The most important thing to take away from this is that each of us has a platform to speak out against racism and injustice, and it is never too late or too little to spread awareness and fight for change. We are all human and can connect to these things on some level. If it hurts you, you have a voice. No one person needs to take all the guilt for bad apples and ruthless behaviour. And yes, it’s hard to explain but it’s so necessary to understand each perspective so that all of us can contribute to this world in positive ways. We need to do better and doing better means that we take the time to uncenter ourselves and understand each other. My upbringing gave me some power and privilege, and “with great power comes great responsibility”. Those of us with a voice therefore have a responsibility to educate ourselves, speak out against injustice, and be role models for the children of our future so that this world might be a better place for all of us.

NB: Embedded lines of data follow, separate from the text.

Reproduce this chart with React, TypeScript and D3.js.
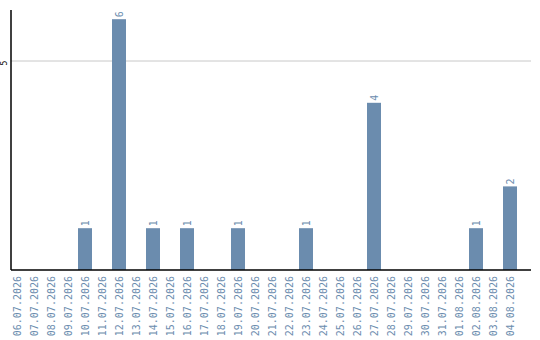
import React from "react";
import * as d3 from "d3";

const days: string[] = [
  "06.07.2026", "07.07.2026", "08.07.2026", "09.07.2026", "10.07.2026",
  "11.07.2026", "12.07.2026", "13.07.2026", "14.07.2026", "15.07.2026",
  "16.07.2026", "17.07.2026", "18.07.2026", "19.07.2026", "20.07.2026",
  "21.07.2026", "22.07.2026", "23.07.2026", "24.07.2026", "25.07.2026",
  "26.07.2026", "27.07.2026", "28.07.2026", "29.07.2026", "30.07.2026",
  "31.07.2026", "01.08.2026", "02.08.2026", "03.08.2026", "04.08.2026",
];
const counts: number[] = [
  0, 0, 0, 0, 1,
  0, 6, 0, 1, 0,
  1, 0, 0, 1, 0,
  0, 0, 1, 0, 0,
  0, 4, 0, 0, 0,
  0, 0, 1, 0, 2,
];
const yTicks: number[] = [5];

const W = 540;
const H = 340;
const axisX = 11;
const baseY = 270;
const topY = 10;
const rightX = 531;
const barColor = "#6b8cae";
const mono = "'DejaVu Sans Mono', monospace";

export default function App() {
  const pInner = 3 / 17;
  const x = d3
    .scaleBand<string>()
    .domain(days)
    .range([8.5, 518.5])
    .paddingInner(pInner)
    .paddingOuter(pInner / 2);
  const y = d3.scaleLinear().domain([0, 5]).range([baseY, 61]);

  return (
    <svg
      width={W}
      height={H}
      style={{ position: "absolute", left: 0, top: 0, background: "#fff" }}
    >
      {yTicks.map((t) => (
        <g key={t}>
          <line x1={axisX} x2={rightX} y1={y(t)} y2={y(t)} stroke="#c8c8c8" strokeWidth={1} />
          <text
            transform={`translate(7,${y(t) + 2}) rotate(-90)`}
            textAnchor="middle"
            fontFamily={mono}
            fontSize={8}
            fill="#000"
          >
            {t}
          </text>
        </g>
      ))}
      {days.map((d, i) => {
        const v = counts[i];
        if (!v) return null;
        const bx = x(d)!;
        const cx = bx + x.bandwidth() / 2;
        return (
          <g key={d}>
            <rect x={bx} y={y(v)} width={x.bandwidth()} height={baseY - y(v)} fill={barColor} />
            <text
              transform={`translate(${cx},${y(v) - 2}) rotate(-90)`}
              textAnchor="start"
              dominantBaseline="central"
              fontFamily={mono}
              fontSize={10}
              fill={barColor}
            >
              {v}
            </text>
          </g>
        );
      })}
      <line x1={axisX} x2={axisX} y1={topY} y2={baseY} stroke="#000" strokeWidth={1.5} />
      <line x1={axisX} x2={rightX} y1={baseY} y2={baseY} stroke="#000" strokeWidth={1.5} />
      {days.map((d) => {
        const cx = x(d)! + x.bandwidth() / 2;
        return (
          <text
            key={d}
            transform={`translate(${cx},276) rotate(-90)`}
            textAnchor="end"
            dominantBaseline="central"
            fontFamily={mono}
            fontSize={10}
            fill={barColor}
          >
            {d}
          </text>
        );
      })}
    </svg>
  );
}
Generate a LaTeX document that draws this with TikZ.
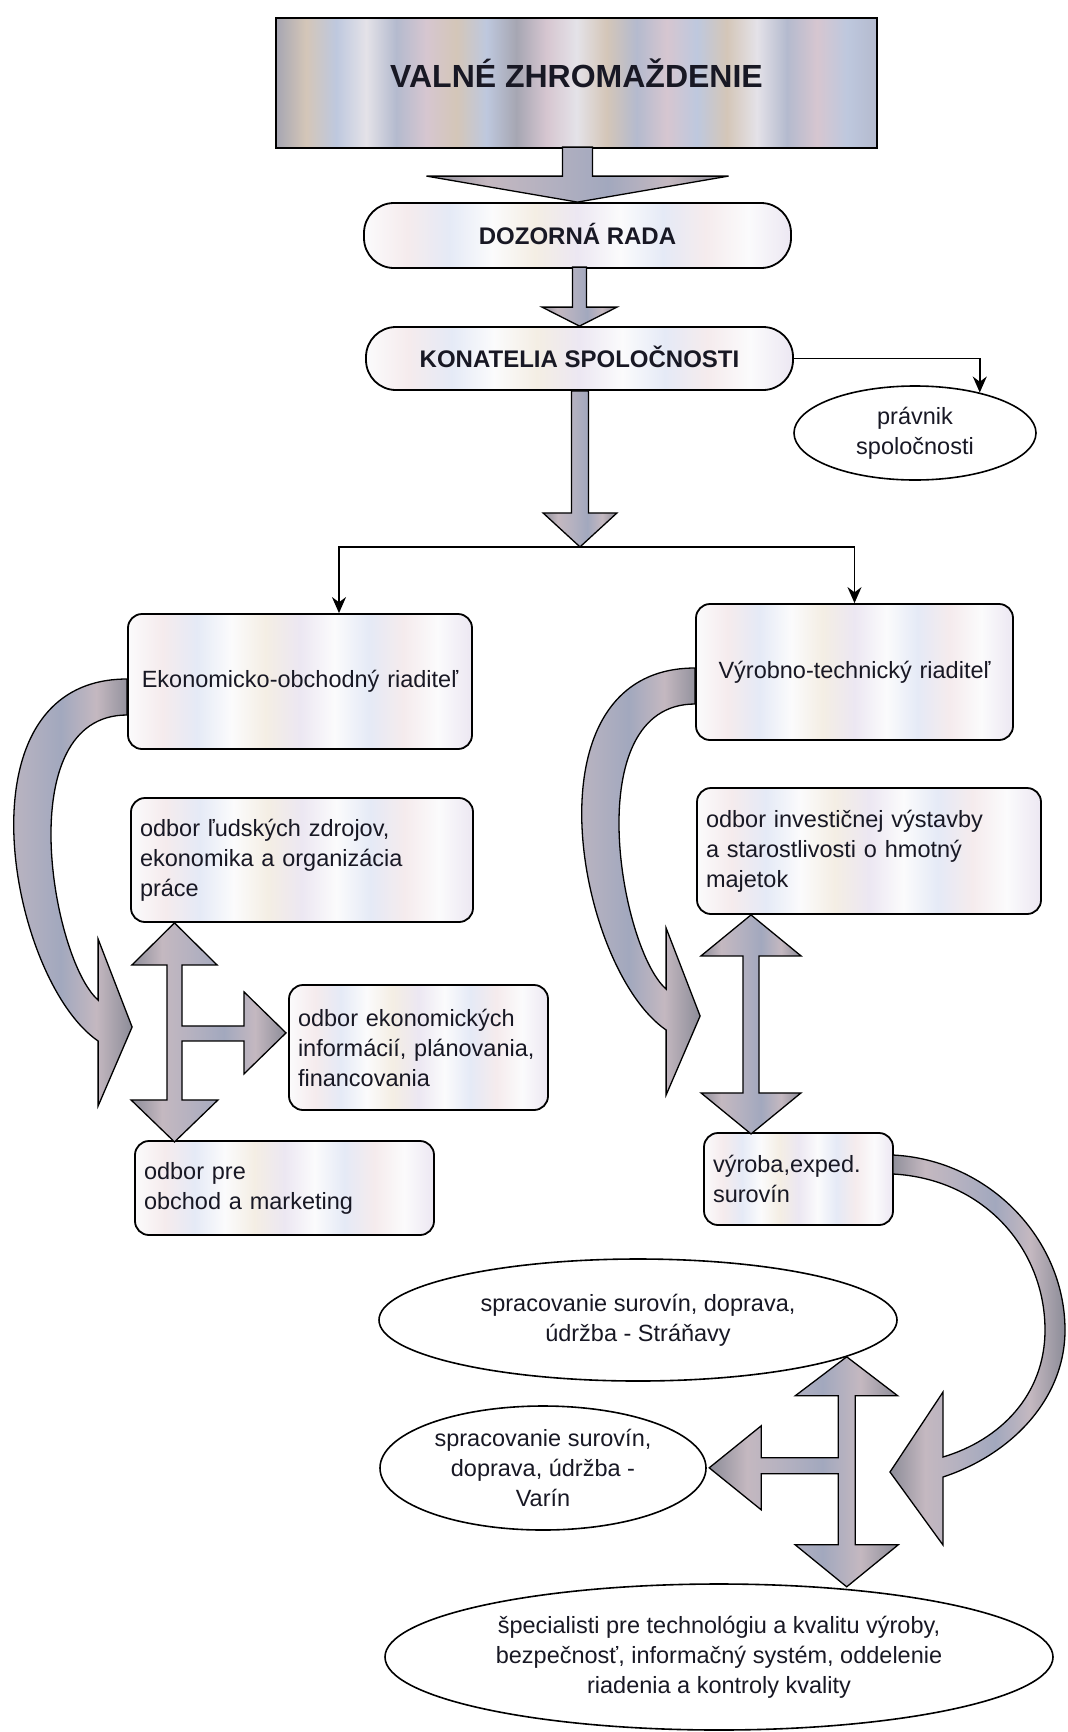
\documentclass[tikz,border=0pt]{standalone}
\usepackage{fontspec}
\setmainfont{Liberation Sans}
\usetikzlibrary{shapes.geometric,arrows.meta,calc}

% box foil colours
\definecolor{foilA}{RGB}{251,251,252}
\definecolor{foilB}{RGB}{236,231,242}
\definecolor{foilC}{RGB}{245,235,237}
\definecolor{foilD}{RGB}{229,234,246}
\definecolor{foilE}{RGB}{244,238,228}
% stripes of the top box
\definecolor{vzA}{RGB}{180,186,206}
\definecolor{vzB}{RGB}{212,198,184}
\definecolor{vzC}{RGB}{214,198,208}
\definecolor{vzD}{RGB}{190,200,222}
\definecolor{vzE}{RGB}{166,166,178}
\definecolor{vzF}{RGB}{228,226,232}
% block arrows
\definecolor{arrA}{RGB}{140,140,152}
\definecolor{arrB}{RGB}{180,177,192}
\definecolor{arrC}{RGB}{196,184,192}
\definecolor{arrD}{RGB}{162,168,190}
\definecolor{ink}{RGB}{24,24,36}

\pgfdeclarehorizontalshading{boxfoil}{100bp}{color(0bp)=(foilA); color(25bp)=(foilA); color(30bp)=(foilC); color(35bp)=(foilD); color(40bp)=(foilA); color(45bp)=(foilE); color(50bp)=(foilB); color(55bp)=(foilA); color(60bp)=(foilD); color(65bp)=(foilC); color(70bp)=(foilA); color(75bp)=(foilB); color(100bp)=(foilB)}
\pgfdeclarehorizontalshading{vzstripes}{100bp}{color(0bp)=(vzE); color(25bp)=(vzE); color(27.5bp)=(vzB); color(30bp)=(vzD); color(32.5bp)=(vzF); color(35bp)=(vzA); color(37.5bp)=(vzC); color(40bp)=(vzB); color(42.5bp)=(vzD); color(45bp)=(vzE); color(47.5bp)=(vzC); color(50bp)=(vzF); color(52.5bp)=(vzB); color(55bp)=(vzA); color(57.5bp)=(vzC); color(60bp)=(vzD); color(62.5bp)=(vzB); color(65bp)=(vzF); color(67.5bp)=(vzA); color(70bp)=(vzC); color(72.5bp)=(vzD); color(75bp)=(vzA); color(100bp)=(vzA)}
\pgfdeclarehorizontalshading{arrowmetal}{100bp}{color(0bp)=(arrA); color(25bp)=(arrA); color(35bp)=(arrC); color(45bp)=(arrB); color(55bp)=(arrD); color(65bp)=(arrC); color(75bp)=(arrA); color(100bp)=(arrA)}

\newcommand{\txtfont}{\fontsize{23.5}{30}\selectfont}
\newcommand{\capsfont}{\fontsize{24}{30}\selectfont\bfseries}
\newcommand{\vzfont}{\fontsize{32}{36}\selectfont\bfseries}

\begin{document}
\begin{tikzpicture}[x=1pt,y=-1pt,
    vzbox/.style={draw, line width=1.8pt, shade, shading=vzstripes, minimum width=601pt, minimum height=130pt, font=\vzfont, text=ink, text height=24pt, text depth=16pt},
    pill/.style={draw, line width=1.8pt, rounded corners=30pt, shade, shading=boxfoil, font=\capsfont, text=ink, text height=18pt, text depth=0pt},
    unit/.style={draw, line width=1.8pt, rounded corners=14pt, shade, shading=boxfoil, inner xsep=9pt, inner ysep=0pt, font=\txtfont, text=ink, align=left},
    oval/.style={draw, ellipse, line width=1.6pt, fill=white, inner sep=0pt, font=\txtfont, text=ink, align=center},
    blockarrow/.style={draw, line width=1.3pt, line join=miter, shade, shading=arrowmetal},
    link/.style={line width=1.6pt, -{Stealth[length=16pt,width=14pt]}},
    bendarrow/.pic={
      \path[blockarrow] (0,-18) .. controls (-174,-18) and (-118,283) .. (-29,344)
        -- (-29,409) -- (5,330) -- (-29,242) -- (-29,303)
        .. controls (-75,263) and (-118,18) .. (0,18) -- cycle;
    }]
  \path[use as bounding box, fill=white] (0,0) rectangle (1068,1732);

  % top of the company
  \node[vzbox] (vz) at (576.5,83) {VALNÉ ZHROMAŽDENIE};
  \node[pill, minimum width=427pt, minimum height=65pt] (doz) at (577.5,235.5) {DOZORNÁ RADA};
  \node[pill, minimum width=427pt, minimum height=63pt] (kon) at (579.5,358.5) {KONATELIA SPOLOČNOSTI};
  \node[oval, minimum width=242pt, minimum height=94pt] (prav) at (915,433) {právnik\\spoločnosti};

  % directors
  \node[unit, align=center, minimum width=344pt, minimum height=135pt, text width=326pt] (eko) at (300,681.5) {Ekonomicko-obchodný riaditeľ};
  \node[unit, align=center, minimum width=317pt, minimum height=136pt, text width=299pt] (vyrt) at (854.5,672) {Výrobno-technický riaditeľ};

  % departments
  \node[unit, minimum width=342pt, minimum height=124pt, text width=324pt] (lud) at (302,860) {odbor ľudských zdrojov,\\ekonomika a organizácia\\práce};
  \node[unit, minimum width=259pt, minimum height=125pt, text width=241pt] (ekon) at (418.5,1047.5) {odbor ekonomických\\informácií, plánovania,\\financovania};
  \node[unit, minimum width=299pt, minimum height=94pt, text width=281pt] (pre) at (284.5,1188) {odbor pre\\obchod a marketing};
  \node[unit, minimum width=344pt, minimum height=126pt, text width=326pt] (inv) at (869,851) {odbor investičnej výstavby\\a starostlivosti o hmotný\\majetok};
  \node[unit, minimum width=189pt, minimum height=92pt, text width=171pt] (vyroba) at (798.5,1179) {výroba,exped.\\surovín};

  % plants
  \node[oval, minimum width=518pt, minimum height=122pt] (stran) at (638,1320) {spracovanie surovín, doprava,\\údržba - Stráňavy};
  \node[oval, minimum width=326pt, minimum height=124pt] (varin) at (543,1468) {spracovanie surovín,\\doprava, údržba -\\Varín};
  \node[oval, minimum width=668pt, minimum height=146pt] (spec) at (719,1657) {špecialisti pre technológiu a kvalitu výroby,\\bezpečnosť, informačný systém, oddelenie\\riadenia a kontroly kvality};

  % block arrows down the middle
  \path[blockarrow] (doz.north) -- ++(151,-26) -- ++(-136,0) -- ++(0,-29) -- ++(-30,0) -- ++(0,29) -- ++(-136,0) -- cycle;
  \path[blockarrow] (kon.north) -- ++(37.5,-19) -- ++(-30.5,0) -- ++(0,-40) -- ++(-14,0) -- ++(0,40) -- ++(-30.5,0) -- cycle;
  \coordinate (split) at ($(kon.south)+(0.5,156)$);
  \path[blockarrow] (split) -- ++(37,-34) -- ++(-28.5,0) -- ++(0,-122) -- ++(-17,0) -- ++(0,122) -- ++(-28.5,0) -- cycle;

  \draw[link] (kon.east) -| (prav.32);
  \draw[link] (split) -| ([xshift=39pt]eko.north);
  \draw[link] (split) -| (vyrt.north);

  % bent arrows from the directors
  \pic at ($(eko.west)+(0,15.5)$) {bendarrow};
  \pic at ($(vyrt.west)+(0,14)$) {bendarrow};
  \path[blockarrow] (893,1155) .. controls (990,1160) and (1065,1240) .. (1065,1330)
    .. controls (1065,1400) and (1010,1455) .. (943,1477)
    -- (943,1545) -- (890,1472) -- (943,1392) -- (943,1457)
    .. controls (1000,1440) and (1045,1395) .. (1045,1330)
    .. controls (1045,1250) and (985,1179) .. (893,1174) -- cycle;

  % cross arrows between departments
  \path[blockarrow] ($(lud.south)+(-127.5,0)$) -- ++(42.5,42) -- ++(-35,0) -- ++(0,61) -- ++(62,0) -- ++(0,-34)
    -- ++(42,41) -- ++(-42,41) -- ++(0,-33) -- ++(-62,0) -- ++(0,59) -- ++(36,0) -- ++(-43.5,42)
    -- ++(-43.5,-42) -- ++(36,0) -- ++(0,-135) -- ++(-35,0) -- cycle;
  \path[blockarrow] ($(inv.south)+(-118,0)$) -- ++(50,41) -- ++(-42,0) -- ++(0,137) -- ++(42,0) -- ++(-50,41)
    -- ++(-50,-41) -- ++(42,0) -- ++(0,-137) -- ++(-42,0) -- cycle;
  \path[blockarrow] (stran.-10) -- ++(51,39) -- ++(-42.5,0) -- ++(0,149) -- ++(43,0) -- ++(-51.5,42)
    -- ++(-51.5,-42) -- ++(43,0) -- ++(0,-71) -- ++(-77,0) -- ++(0,36) -- ++(-52,-42) -- ++(52,-42)
    -- ++(0,32) -- ++(77,0) -- ++(0,-62) -- ++(-43,0) -- cycle;
\end{tikzpicture}
\end{document}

Here are some good starting points:
"How Studying Privilege Systems Can Strengthen Compassion" - A TED Talk by Peggy McIntosh
“Anti-Racism Resources” – Document compiled by Sarah Sophie Flicker and Alyssa Klein
“Racism and Anti-Racism in Canada” – Book edited by David Este, Liza Lorenzetti, and Christa Sato
“Building a Foundation for Change: Canada’s Anti-Racism Strategy 2019–2022” – Canadian Action Plan
Rest in peace and love Ahmaud Arbery, Breonna Taylor, and George Floyd. Sending love and light to their friends and families. May their hearts heal quickly and loss not be in vain.